**RAW DATA:**

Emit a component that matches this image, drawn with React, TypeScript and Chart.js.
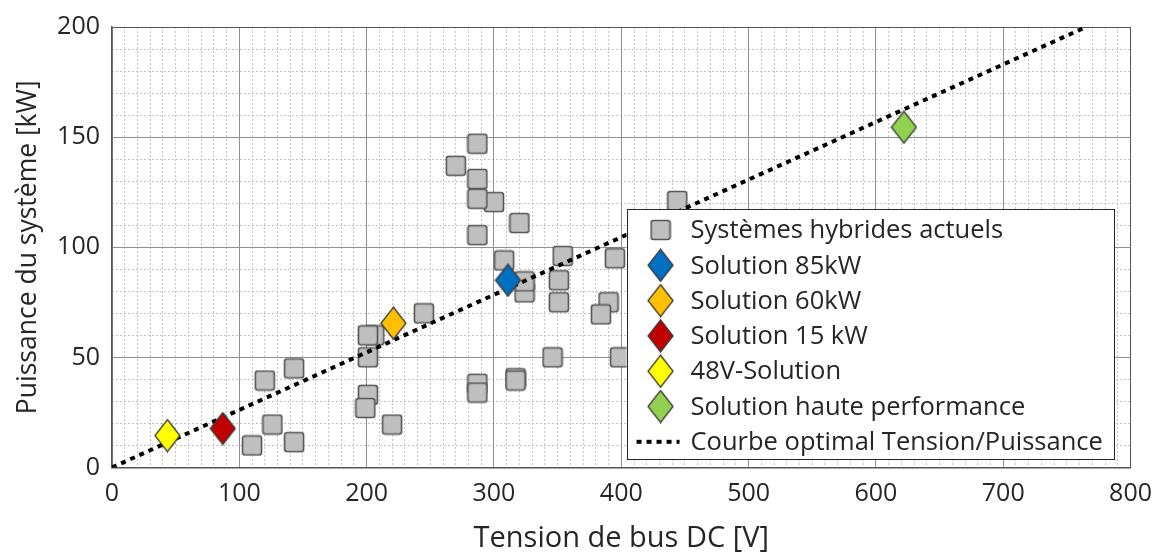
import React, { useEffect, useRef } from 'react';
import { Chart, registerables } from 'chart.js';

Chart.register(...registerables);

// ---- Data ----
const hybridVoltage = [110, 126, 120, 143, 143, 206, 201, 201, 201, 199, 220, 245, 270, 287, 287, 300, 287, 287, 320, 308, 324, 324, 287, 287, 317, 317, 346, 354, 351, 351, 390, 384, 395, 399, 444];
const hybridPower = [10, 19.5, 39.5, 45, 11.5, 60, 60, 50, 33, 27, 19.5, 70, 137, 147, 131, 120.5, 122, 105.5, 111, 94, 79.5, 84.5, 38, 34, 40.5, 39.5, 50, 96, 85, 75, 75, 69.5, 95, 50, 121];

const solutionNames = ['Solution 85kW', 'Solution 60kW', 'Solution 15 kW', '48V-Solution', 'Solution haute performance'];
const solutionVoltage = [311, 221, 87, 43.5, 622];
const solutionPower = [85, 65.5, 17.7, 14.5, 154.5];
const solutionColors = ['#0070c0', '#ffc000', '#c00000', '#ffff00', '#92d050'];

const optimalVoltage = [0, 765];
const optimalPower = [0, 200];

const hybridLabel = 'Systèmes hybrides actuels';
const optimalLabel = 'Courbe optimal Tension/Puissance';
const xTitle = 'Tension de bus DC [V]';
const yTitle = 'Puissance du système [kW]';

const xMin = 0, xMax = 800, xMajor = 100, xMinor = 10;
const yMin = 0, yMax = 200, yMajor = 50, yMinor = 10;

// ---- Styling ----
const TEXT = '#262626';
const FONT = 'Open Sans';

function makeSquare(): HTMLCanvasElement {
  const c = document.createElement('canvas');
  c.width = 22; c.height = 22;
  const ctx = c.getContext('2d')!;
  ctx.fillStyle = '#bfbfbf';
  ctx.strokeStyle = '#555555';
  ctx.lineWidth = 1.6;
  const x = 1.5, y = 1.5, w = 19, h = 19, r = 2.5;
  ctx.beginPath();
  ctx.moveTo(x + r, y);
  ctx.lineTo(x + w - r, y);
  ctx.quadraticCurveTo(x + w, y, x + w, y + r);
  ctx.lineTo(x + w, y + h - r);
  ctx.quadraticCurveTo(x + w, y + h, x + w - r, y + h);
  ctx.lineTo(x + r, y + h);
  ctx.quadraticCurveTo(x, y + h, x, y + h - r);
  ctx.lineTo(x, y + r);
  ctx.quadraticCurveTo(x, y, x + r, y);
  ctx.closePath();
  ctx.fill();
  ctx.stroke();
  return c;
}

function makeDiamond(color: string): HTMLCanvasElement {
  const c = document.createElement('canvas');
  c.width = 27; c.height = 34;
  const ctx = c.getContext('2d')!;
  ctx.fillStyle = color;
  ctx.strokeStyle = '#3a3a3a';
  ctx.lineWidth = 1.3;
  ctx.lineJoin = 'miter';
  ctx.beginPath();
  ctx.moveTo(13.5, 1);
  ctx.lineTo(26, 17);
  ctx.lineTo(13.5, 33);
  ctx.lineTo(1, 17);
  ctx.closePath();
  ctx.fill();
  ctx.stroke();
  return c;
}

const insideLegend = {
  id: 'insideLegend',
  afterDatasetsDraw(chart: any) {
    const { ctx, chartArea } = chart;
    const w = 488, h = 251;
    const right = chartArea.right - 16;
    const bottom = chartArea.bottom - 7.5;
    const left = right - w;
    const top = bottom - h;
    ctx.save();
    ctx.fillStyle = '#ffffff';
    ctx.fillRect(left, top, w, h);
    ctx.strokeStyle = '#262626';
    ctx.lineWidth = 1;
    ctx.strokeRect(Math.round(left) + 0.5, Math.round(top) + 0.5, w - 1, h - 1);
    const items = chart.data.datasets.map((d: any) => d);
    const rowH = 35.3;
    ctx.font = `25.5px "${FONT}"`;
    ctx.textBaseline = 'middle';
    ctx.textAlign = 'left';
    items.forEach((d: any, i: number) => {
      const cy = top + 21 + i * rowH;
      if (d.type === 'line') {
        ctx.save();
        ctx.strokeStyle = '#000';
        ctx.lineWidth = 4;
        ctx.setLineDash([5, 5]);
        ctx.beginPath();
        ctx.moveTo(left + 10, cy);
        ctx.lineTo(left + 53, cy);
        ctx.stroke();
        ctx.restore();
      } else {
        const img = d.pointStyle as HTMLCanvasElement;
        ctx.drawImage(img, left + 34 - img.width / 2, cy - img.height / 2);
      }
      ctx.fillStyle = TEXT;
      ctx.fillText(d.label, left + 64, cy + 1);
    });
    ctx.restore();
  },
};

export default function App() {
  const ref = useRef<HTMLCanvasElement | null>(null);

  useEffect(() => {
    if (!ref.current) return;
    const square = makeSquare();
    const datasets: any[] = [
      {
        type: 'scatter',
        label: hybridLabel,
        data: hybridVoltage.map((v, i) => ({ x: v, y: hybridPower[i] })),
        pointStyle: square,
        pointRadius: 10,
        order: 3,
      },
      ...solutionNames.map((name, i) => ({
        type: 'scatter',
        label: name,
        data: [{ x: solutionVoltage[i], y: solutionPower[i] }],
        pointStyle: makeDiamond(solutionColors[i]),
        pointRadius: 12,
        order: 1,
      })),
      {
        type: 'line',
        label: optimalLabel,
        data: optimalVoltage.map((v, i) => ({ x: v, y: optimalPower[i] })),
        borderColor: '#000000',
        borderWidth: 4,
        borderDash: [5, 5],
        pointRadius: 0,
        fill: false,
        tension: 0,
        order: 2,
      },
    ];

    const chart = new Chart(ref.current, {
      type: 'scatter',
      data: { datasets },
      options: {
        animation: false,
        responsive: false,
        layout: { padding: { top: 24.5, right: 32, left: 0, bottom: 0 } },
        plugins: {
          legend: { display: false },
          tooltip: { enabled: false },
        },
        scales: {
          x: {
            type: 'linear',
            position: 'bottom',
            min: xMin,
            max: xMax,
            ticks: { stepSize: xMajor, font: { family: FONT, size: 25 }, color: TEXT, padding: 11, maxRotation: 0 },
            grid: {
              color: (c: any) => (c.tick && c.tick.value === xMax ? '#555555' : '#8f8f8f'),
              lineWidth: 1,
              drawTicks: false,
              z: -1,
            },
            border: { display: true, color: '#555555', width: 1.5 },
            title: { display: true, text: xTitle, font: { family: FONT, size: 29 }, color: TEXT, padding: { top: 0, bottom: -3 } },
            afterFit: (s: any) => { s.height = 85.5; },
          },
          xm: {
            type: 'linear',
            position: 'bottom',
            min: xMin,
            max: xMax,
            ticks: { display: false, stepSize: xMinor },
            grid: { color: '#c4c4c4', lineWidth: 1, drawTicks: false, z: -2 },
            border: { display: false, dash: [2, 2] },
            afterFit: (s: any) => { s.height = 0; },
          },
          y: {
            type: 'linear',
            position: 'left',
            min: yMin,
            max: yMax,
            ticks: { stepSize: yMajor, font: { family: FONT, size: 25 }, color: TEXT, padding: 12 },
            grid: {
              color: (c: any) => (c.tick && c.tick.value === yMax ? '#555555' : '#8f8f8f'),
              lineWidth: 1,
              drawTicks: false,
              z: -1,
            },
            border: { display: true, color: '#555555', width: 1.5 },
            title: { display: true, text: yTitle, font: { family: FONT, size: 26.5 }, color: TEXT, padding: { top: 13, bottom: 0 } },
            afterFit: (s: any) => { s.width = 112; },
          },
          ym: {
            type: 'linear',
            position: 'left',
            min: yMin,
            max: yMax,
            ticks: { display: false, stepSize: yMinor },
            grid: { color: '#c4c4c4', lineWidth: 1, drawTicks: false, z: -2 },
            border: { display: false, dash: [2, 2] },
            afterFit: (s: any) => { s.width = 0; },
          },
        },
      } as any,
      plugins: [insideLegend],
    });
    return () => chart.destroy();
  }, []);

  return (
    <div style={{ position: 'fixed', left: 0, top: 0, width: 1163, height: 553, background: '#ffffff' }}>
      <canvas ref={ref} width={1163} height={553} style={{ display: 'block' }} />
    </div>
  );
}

**STATED PROBLEM:**
Copy nothing but the lines from the top of the material through the line holding "95, 50, 121];", exactly as written; omit pictures.

**COMPLETE OUTPUT:**
Emit a component that matches this image, drawn with React, TypeScript and Chart.js.
import React, { useEffect, useRef } from 'react';
import { Chart, registerables } from 'chart.js';

Chart.register(...registerables);

// ---- Data ----
const hybridVoltage = [110, 126, 120, 143, 143, 206, 201, 201, 201, 199, 220, 245, 270, 287, 287, 300, 287, 287, 320, 308, 324, 324, 287, 287, 317, 317, 346, 354, 351, 351, 390, 384, 395, 399, 444];
const hybridPower = [10, 19.5, 39.5, 45, 11.5, 60, 60, 50, 33, 27, 19.5, 70, 137, 147, 131, 120.5, 122, 105.5, 111, 94, 79.5, 84.5, 38, 34, 40.5, 39.5, 50, 96, 85, 75, 75, 69.5, 95, 50, 121];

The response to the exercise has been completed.